Monday, February 19, 2001

Rights issue flares anew

Fort Thomas rep in opposition

By Mark R. Chellgren
The Associated Press

        FRANKFORT — Rep. Kathy Stein recalls an experience in the General Assembly three years ago when she advocated a bill that would extend civil-rights protections based on sexual orientation.

        “It was a rather nasty debate,” Ms. Stein said.

        It could take place again this year.

        Ms. Stein, a Lexington Democrat, has again proposed a state law that would protect people from discrimination in housing, public accommodations or employ ment based on sexual orientation or gender identity.

        A bill that would effectively repeal the ordinances in three communities that extend the same protections, and prohibit any other communities from passing similar laws, also has been filed, by Rep. Joe Fischer, R-Fort Thomas.

        “They are diametrically opposed,” Ms. Stein said.

        Mr. Fischer's bill would declare that the state has reserved the area of civil rights to its own statutory scheme and any local ordinances on the subject are void. In addition to the so-called fairness ordinances, any local laws on civil rights or discrimination would be repealed.

        Mr. Fischer acknowledges he does not believe that special protections should be offered to people based on what he said are choices.

        “Special protection should be given to immutable characteristics of a person or closely held religious beliefs,” Mr. Fischer said.

        Lexington, Louisville, Henderson and Jefferson County have passed ordinances that say people should not be discriminated against based on sexual orientation. The ordinances prohibit discrimination either in employment, housing or public accommodations or all three.

        The debates preceding the adoption of the local ordinances produced bitter disagreements.

        Since their adoptions within the past two years, the ordinances have produced varying results.

        No complaints have been filed in Henderson.
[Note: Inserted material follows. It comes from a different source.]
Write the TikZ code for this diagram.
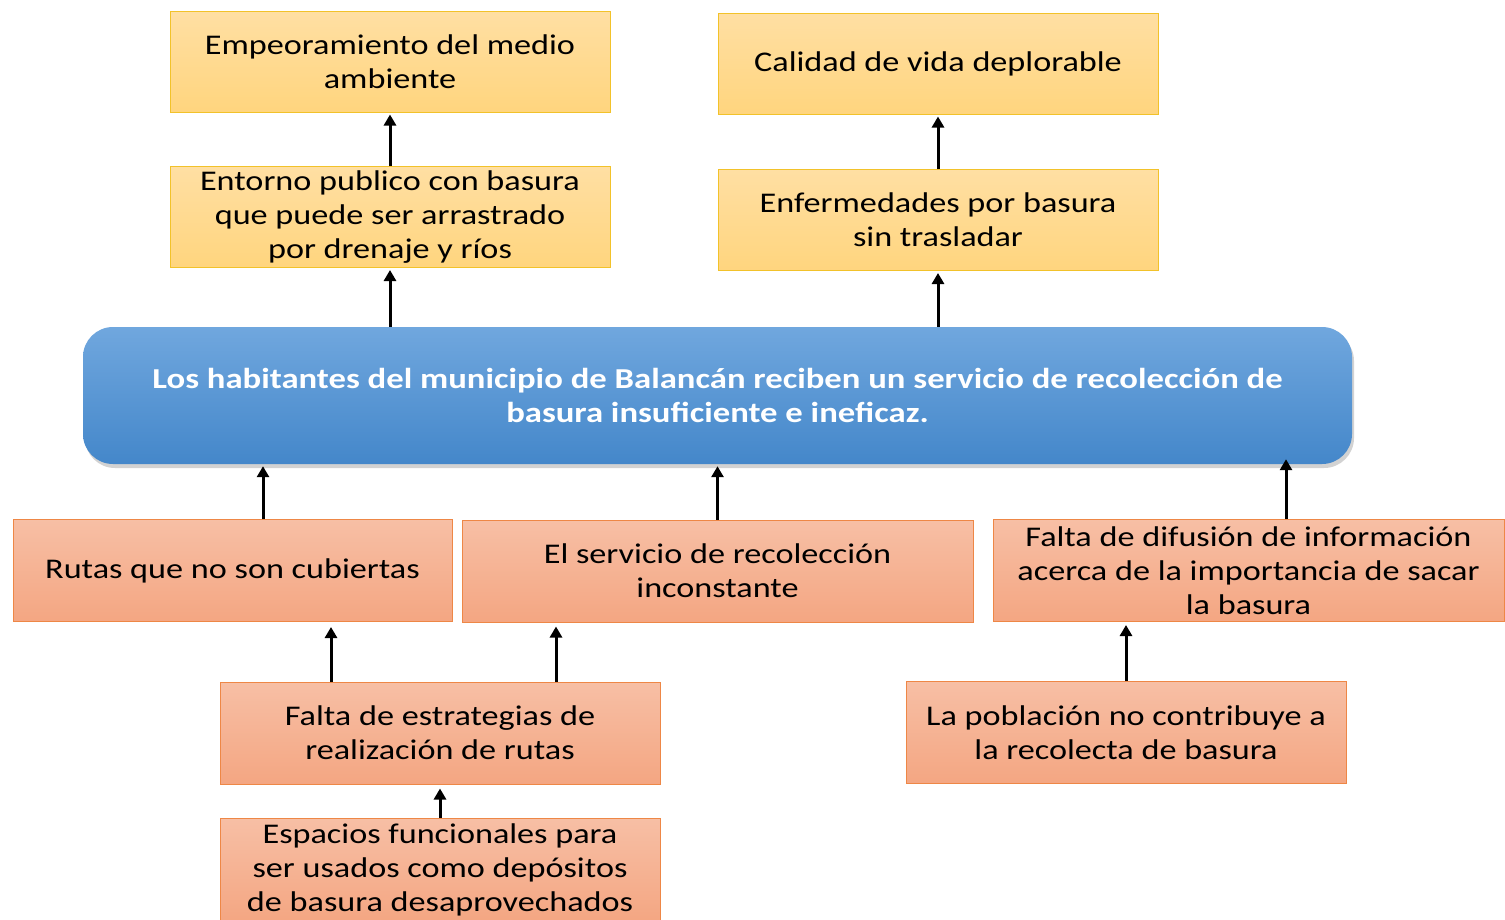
\documentclass[tikz,border=0pt]{standalone}
\usepackage{fontspec}
\setmainfont[FakeStretch=1.2]{Carlito}
\usetikzlibrary{shadows,arrows.meta}
\definecolor{ytop}{HTML}{FFDFA3}
\definecolor{ybot}{HTML}{FFD57E}
\definecolor{ybord}{HTML}{F2C22A}
\definecolor{stop}{HTML}{F7BFA5}
\definecolor{sbot}{HTML}{F4A682}
\definecolor{sbord}{HTML}{EE8746}
\definecolor{btop}{HTML}{70A7DE}
\definecolor{bbot}{HTML}{4487CA}
\begin{document}
\begin{tikzpicture}[x=1pt,y=-1pt,
  box/.style={line width=1pt, align=center, inner sep=0pt,
    font=\fontsize{28.5}{34}\selectfont},
  effect/.style={box, draw=ybord, top color=ytop, bottom color=ybot,
    minimum width=440pt, minimum height=101pt},
  cause/.style={box, draw=sbord, top color=stop, bottom color=sbot,
    minimum height=102pt},
  core/.style={rounded corners=30pt, top color=btop, bottom color=bbot,
    draw=none, text=white, align=center, inner sep=0pt,
    minimum width=1269pt, minimum height=137pt,
    font=\bfseries\fontsize{28.9}{34}\selectfont,
    drop shadow={shadow xshift=2pt, shadow yshift=-4pt, opacity=0.25, fill=black!70}},
  arr/.style={line width=3pt, -{Triangle[length=11pt,width=12pt]}, shorten >=2pt}]
\useasboundingbox (0,0) rectangle (1505,919);
\fill[white] (0,0) rectangle (1505,919);

\node[effect] (empeor) at (390,61.5) {Empeoramiento del medio\\ambiente};
\node[effect] (entorno) at (390,217) {Entorno publico con basura\\que puede ser arrastrado\\por drenaje y ríos};
\node[effect] (calidad) at (938,63.5) {Calidad de vida deplorable};
\node[effect] (enferm) at (938,220) {Enfermedades por basura\\sin trasladar};

\node[core] (core) at (717.5,395.5) {Los habitantes del municipio de Balancán reciben un servicio de recolección de\\basura insuficiente e ineficaz.};

\node[cause, minimum width=439pt] (rutas) at (232.5,570.5) {Rutas que no son cubiertas};
\node[cause, minimum width=511pt] (servicio) at (717.5,571) {El servicio de recolección\\inconstante};
\node[cause, minimum width=511pt] (difusion) at (1248.5,570.5) {Falta de difusión de información\\acerca de la importancia de sacar\\la basura};
\node[cause, minimum width=440pt] (estrat) at (440,733) {Falta de estrategias de\\realización de rutas};
\node[cause, minimum width=440pt] (poblac) at (1126,732.5) {La población no contribuye a\\la recolecta de basura};
\node[cause, minimum width=440pt, minimum height=104pt] (espacios) at (440,870) {Espacios funcionales para\\ser usados como depósitos\\de basura desaprovechados};

\coordinate (xa) at (263,0);
\coordinate (xb) at (1286,0);
\coordinate (xc) at (331,0);
\coordinate (xd) at (556,0);

\draw[arr] (entorno.north) -- (empeor.south);
\draw[arr] (core.north -| entorno.north) -- (entorno.south);
\draw[arr] (enferm.north) -- (calidad.south);
\draw[arr] (core.north -| enferm.north) -- (enferm.south);
\draw[arr] (rutas.north -| xa) -- (core.south -| xa);
\draw[arr] (servicio.north) -- (core.south -| servicio.north);
\draw[arr] (difusion.north -| xb) -- ([yshift=7pt]core.south -| xb);
\draw[arr, shorten >=5pt] (estrat.north -| xc) -- (rutas.south -| xc);
\draw[arr, shorten >=4pt] (estrat.north -| xd) -- (servicio.south -| xd);
\draw[arr, shorten >=4pt] (espacios.north) -- (estrat.south);
\draw[arr, shorten >=3pt] (poblac.north) -- (difusion.south -| poblac.north);
\end{tikzpicture}
\end{document}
        In Lexington, only five signed, notarized complaints have been filed. But 33 informal inquiries have been made and three of them produced settlements totaling $19,920. Twenty of the Lexington cases involved alleged employment discrimination.

        William Wharton, the director of the Lexington Human Rights Commission, said many people make inquiries, but will not make formal complaints. Many times, those produce informal agreements with the help of commission staff. “We try to offer them a way for an employer or employee to resolve it short of an adversar ial process,” Mr. Wharton said.

        Mr. Fischer said the topic of civil rights is too important to be decided in individual communities.

        “The way society treats people is a factual issue that should be decided on a statewide level,” Mr. Fischer said.

        Ms. Stein said Mr. Fischer's view seems contradictory.

        “Typically, Republicans — conservatives — believe that local control is preferred to higher control. This is completely opposite from that,” Ms. Stein said.